Wesentlich sind auch die Verbesserungen für Frauen- und Männerpaare mit Kinderwunsch: neu wird für sie die gemeinsame Adoption möglich. Die Ehefrau der gebärenden Mutter erhält automatisch die Stellung als zweiter Elternteil, allerdings unter der Bedingung der Inanspruchnahme einer fortpflanzungsmedizinisch begleiteten Samenspende im Inland. Dies bedeutet, dass bei einer Samenspende im Ausland oder im privaten Kontext ohne fortpflanzungsmedizinische Begleitung die Elternschaft der Co-Mutter weiterhin nur mittels einer «Stiefkindadoption» (Art. 264c ZGB) entstehen kann. Das Gleiche gilt für die Elternschaft des zweiten Vaters im Fall einer Leihmutterschaft im Ausland.
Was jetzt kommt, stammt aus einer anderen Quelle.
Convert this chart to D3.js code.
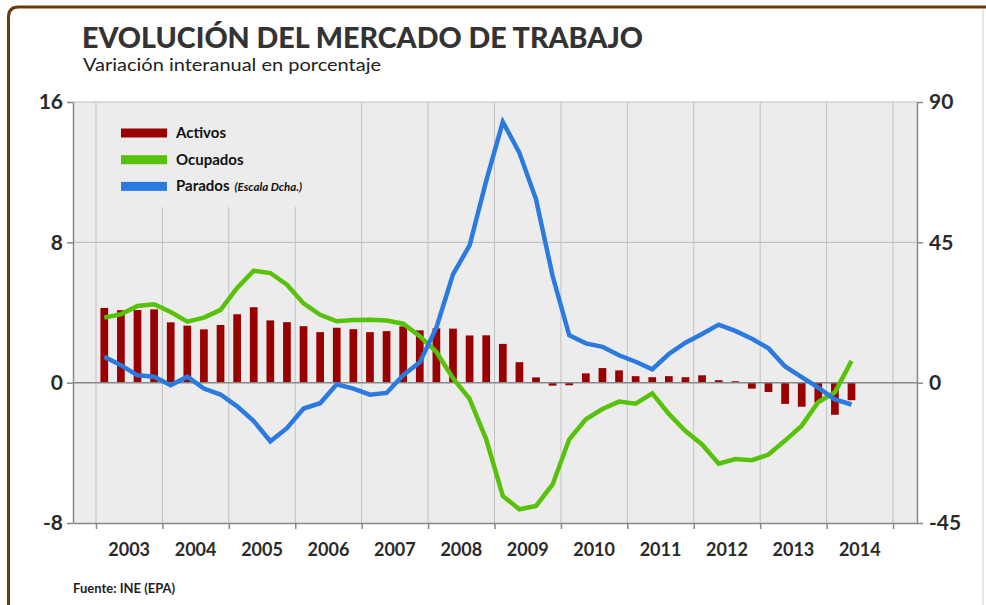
<!DOCTYPE html>
<html>
<head>
<meta charset="utf-8">
<script src="https://cdn.jsdelivr.net/npm/d3@7/dist/d3.min.js"></script>
<style>
	body { margin: 0; background: #fff; }
	svg { display: block; font-family: Lato, "Open Sans", sans-serif; }
</style>
</head>
<body>
<svg id="chart" width="986" height="605"></svg>
<script>
const quarters = [
	"2003-T1", "2003-T2", "2003-T3", "2003-T4",
	"2004-T1", "2004-T2", "2004-T3", "2004-T4",
	"2005-T1", "2005-T2", "2005-T3", "2005-T4",
	"2006-T1", "2006-T2", "2006-T3", "2006-T4",
	"2007-T1", "2007-T2", "2007-T3", "2007-T4",
	"2008-T1", "2008-T2", "2008-T3", "2008-T4",
	"2009-T1", "2009-T2", "2009-T3", "2009-T4",
	"2010-T1", "2010-T2", "2010-T3", "2010-T4",
	"2011-T1", "2011-T2", "2011-T3", "2011-T4",
	"2012-T1", "2012-T2", "2012-T3", "2012-T4",
	"2013-T1", "2013-T2", "2013-T3", "2013-T4",
	"2014-T1", "2014-T2"
];

// variación interanual, %
const activos = [4.26, 4.13, 4.14, 4.18, 3.44, 3.25, 3.04, 3.29, 3.90, 4.30, 3.55, 3.45,
	3.22, 2.88, 3.13, 3.05, 2.88, 2.94, 3.21, 2.98, 3.10, 3.08, 2.69, 2.70, 2.21, 1.17,
	0.30, -0.17, -0.15, 0.53, 0.83, 0.70, 0.37, 0.31, 0.37, 0.31, 0.42, 0.14, 0.08,
	-0.34, -0.53, -1.21, -1.37, -1.14, -1.83, -1.00];
const ocupados = [3.71, 3.90, 4.37, 4.47, 4.03, 3.48, 3.71, 4.15, 5.40, 6.38, 6.25, 5.58,
	4.52, 3.87, 3.50, 3.57, 3.58, 3.54, 3.36, 2.65, 1.75, 0.25, -0.92, -3.23, -6.46, -7.22,
	-7.03, -5.80, -3.23, -2.09, -1.50, -1.08, -1.20, -0.61, -1.78, -2.76, -3.52, -4.62,
	-4.35, -4.42, -4.10, -3.30, -2.45, -1.10, -0.55, 1.24];
// escala derecha
const parados = [8.3, 5.6, 2.35, 1.9, -0.85, 1.9, -1.9, -3.8, -7.6, -12.3, -18.8, -14.6,
	-8.3, -6.6, -0.5, -1.9, -3.85, -3.3, 2.4, 6.5, 17.6, 34.7, 44.0, 64.7, 83.6, 73.7,
	58.8, 34.2, 15.2, 12.6, 11.5, 8.8, 6.7, 4.3, 9.2, 12.8, 15.6, 18.6, 16.6, 14.1,
	11.0, 5.2, 1.8, -1.6, -5.4, -7.0];

const years = [2003, 2004, 2005, 2006, 2007, 2008, 2009, 2010, 2011, 2012, 2013, 2014];
const yearEdges = [2003, 2004, 2005, 2006, 2007, 2008, 2009, 2010, 2011, 2012, 2013, 2014, 2015];
const leftTicks = [-8, 0, 8, 16];
const rightTicks = [-45, 0, 45, 90];

const legendItems = [
	{ label: "Activos", color: "#990000" },
	{ label: "Ocupados", color: "#58c20a" },
	{ label: "Parados", note: "(Escala Dcha.)", color: "#2b7ae0" }
];

const svg = d3.select("#chart");
const plot = { left: 73, right: 917, top: 102, bottom: 523 };

// quarter label -> fractional year at the middle of the quarter
const qPos = (q) => {
	const [y, t] = q.split("-T");
	return +y + (+t - 0.5) / 4;
};

const x = d3.scaleLinear().domain([2002.654, 2015.361]).range([plot.left, plot.right]);
const yL = d3.scaleLinear().domain([-8, 16]).range([plot.bottom, plot.top]);
const yR = d3.scaleLinear().domain([-45, 90]).range([plot.bottom, plot.top]);

// frame
svg.append("path")
	.attr("d", "M8.5,610 L8.5,17 Q8.5,7 18.5,7 L986,7")
	.attr("fill", "none")
	.attr("stroke", "#6b3a10")
	.attr("stroke-width", 3);
svg.append("line")
	.attr("x1", 983).attr("x2", 983).attr("y1", 9).attr("y2", 605)
	.attr("stroke", "#dcdcdc").attr("stroke-width", 1.5);

// title
svg.append("text")
	.attr("x", 82).attr("y", 47.5)
	.attr("textLength", 561).attr("lengthAdjust", "spacingAndGlyphs")
	.attr("font-size", 27.5).attr("font-weight", 900).attr("fill", "#333")
	.text("EVOLUCIÓN DEL MERCADO DE TRABAJO");
svg.append("text")
	.attr("x", 83).attr("y", 71.3)
	.attr("textLength", 298).attr("lengthAdjust", "spacingAndGlyphs")
	.attr("font-size", 18).attr("fill", "#222")
	.text("Variación interanual en porcentaje");

// plot background
svg.append("rect")
	.attr("x", plot.left).attr("y", plot.top)
	.attr("width", plot.right - plot.left).attr("height", plot.bottom - plot.top)
	.attr("fill", "#ececec");

// grid
svg.append("g").selectAll("line")
	.data(yearEdges)
	.join("line")
	.attr("x1", (d) => x(d)).attr("x2", (d) => x(d))
	.attr("y1", plot.top).attr("y2", plot.bottom)
	.attr("stroke", "#c2c2c2").attr("stroke-width", 1);
svg.append("g").selectAll("line")
	.data([8, 16])
	.join("line")
	.attr("x1", plot.left).attr("x2", plot.right)
	.attr("y1", (d) => yL(d)).attr("y2", (d) => yL(d))
	.attr("stroke", "#c2c2c2").attr("stroke-width", 1.2);

// legend box hides the grid behind it
const legend = svg.append("g");
legend.append("rect")
	.attr("x", 98).attr("y", 103).attr("width", 256).attr("height", 104)
	.attr("fill", "#ececec");
legendItems.forEach((d, i) => {
	const cy = 133 + i * 26.7;
	legend.append("rect")
		.attr("x", 121).attr("y", cy - 4.5).attr("width", 46).attr("height", 9)
		.attr("fill", d.color);
	const t = legend.append("text")
		.attr("x", 176).attr("y", cy + 5)
		.attr("font-size", 15).attr("font-weight", 700).attr("fill", "#111")
		.text(d.label);
	if (d.note) {
		t.append("tspan")
			.attr("dx", 5).attr("font-size", 11.5).attr("font-style", "italic")
			.text(d.note);
	}
});

// bars
const barW = x(2003.116) - x(2003);
svg.append("g").selectAll("rect")
	.data(activos)
	.join("rect")
	.attr("x", (d, i) => x(qPos(quarters[i])) - barW / 2)
	.attr("y", (d) => yL(Math.max(0, d)))
	.attr("width", barW)
	.attr("height", (d) => Math.abs(yL(d) - yL(0)))
	.attr("fill", "#990000");

// zero line
svg.append("line")
	.attr("x1", plot.left).attr("x2", plot.right)
	.attr("y1", yL(0)).attr("y2", yL(0))
	.attr("stroke", "#888").attr("stroke-width", 1.5);

// lines
const lineL = d3.line().x((d, i) => x(qPos(quarters[i]))).y((d) => yL(d));
const lineR = d3.line().x((d, i) => x(qPos(quarters[i]))).y((d) => yR(d));
svg.append("path")
	.datum(ocupados)
	.attr("d", lineL)
	.attr("fill", "none").attr("stroke", "#58c20a")
	.attr("stroke-width", 4.5).attr("stroke-linejoin", "miter");
svg.append("path")
	.datum(parados)
	.attr("d", lineR)
	.attr("fill", "none").attr("stroke", "#2b7ae0")
	.attr("stroke-width", 4.5).attr("stroke-linejoin", "miter");

// axes
const styleAxis = (g) => {
	g.select(".domain").attr("stroke", "#888").attr("stroke-width", 1.5);
	g.selectAll(".tick line").attr("stroke", "#888").attr("stroke-width", 1.5);
	g.selectAll(".tick text")
		.attr("font-family", "Lato, sans-serif")
		.attr("font-size", 21).attr("font-weight", 700).attr("fill", "#2a2a2a");
};

svg.append("g")
	.attr("transform", `translate(${plot.left},0)`)
	.call(d3.axisLeft(yL).tickValues(leftTicks).tickFormat((d) => String(d))
		.tickSize(6).tickPadding(4).tickSizeOuter(0))
	.call(styleAxis);
svg.append("g")
	.attr("transform", `translate(${plot.right},0)`)
	.call(d3.axisRight(yR).tickValues(rightTicks).tickFormat((d) => String(d))
		.tickSize(6).tickPadding(6).tickSizeOuter(0))
	.call(styleAxis);
svg.append("g")
	.attr("transform", `translate(0,${plot.bottom})`)
	.call(d3.axisBottom(x).tickValues(yearEdges).tickSize(6).tickFormat("").tickSizeOuter(0))
	.call(styleAxis);

// year labels in the middle of each year
svg.append("g").selectAll("text")
	.data(years)
	.join("text")
	.attr("x", (d) => x(d + 0.5))
	.attr("y", 556)
	.attr("text-anchor", "middle")
	.attr("font-size", 18).attr("font-weight", 700).attr("fill", "#2a2a2a")
	.text((d) => d);

// source
svg.append("text")
	.attr("x", 73).attr("y", 593)
	.attr("font-size", 13).attr("font-weight", 700).attr("fill", "#222")
	.text("Fuente: INE (EPA)");
</script>
</body>
</html>
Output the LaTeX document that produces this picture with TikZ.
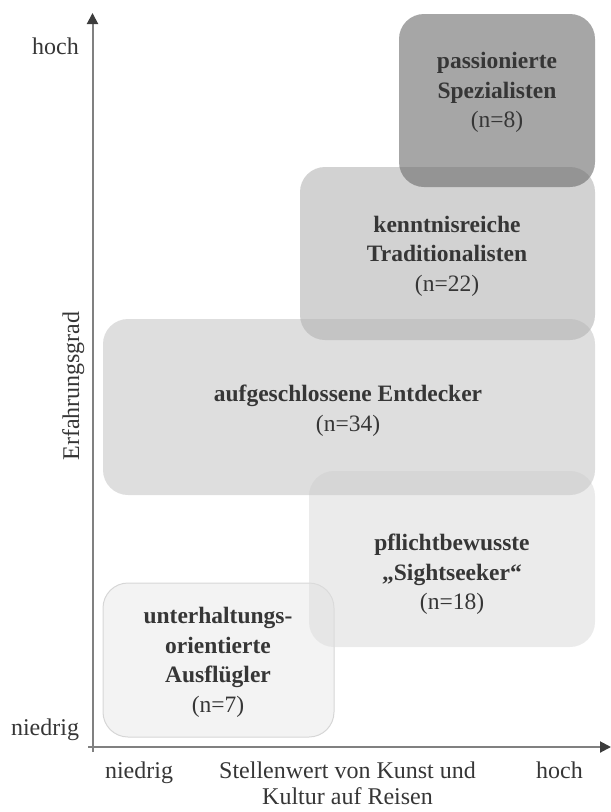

Weitere Reformen werden notwendig sein, um das Kindesverhältnis zum zweiten Elternteil auch in diesen Fällen ab der Geburt oder möglichst rasch abzusichern. Ein vom Bundesgericht vor Kurzem entschiedener Fall macht deutlich, wie wesentlich die originäre Elternschaft ab der Geburt ist: In diesem Fall wurde die Co-Mutter, mit der die gebärende Mutter das Elternschaftsprojekt («projet parental») gemeinsam realisiert hatte, vom Gesetz in Bezug auf die Regelung des Besuchsrechts wie eine Drittperson behandelt (Art. 274a ZGB) und nicht wie ein Elternteil, da die Co-Mutter aufgrund der Trennung das Kind nicht mehr adoptieren konnte.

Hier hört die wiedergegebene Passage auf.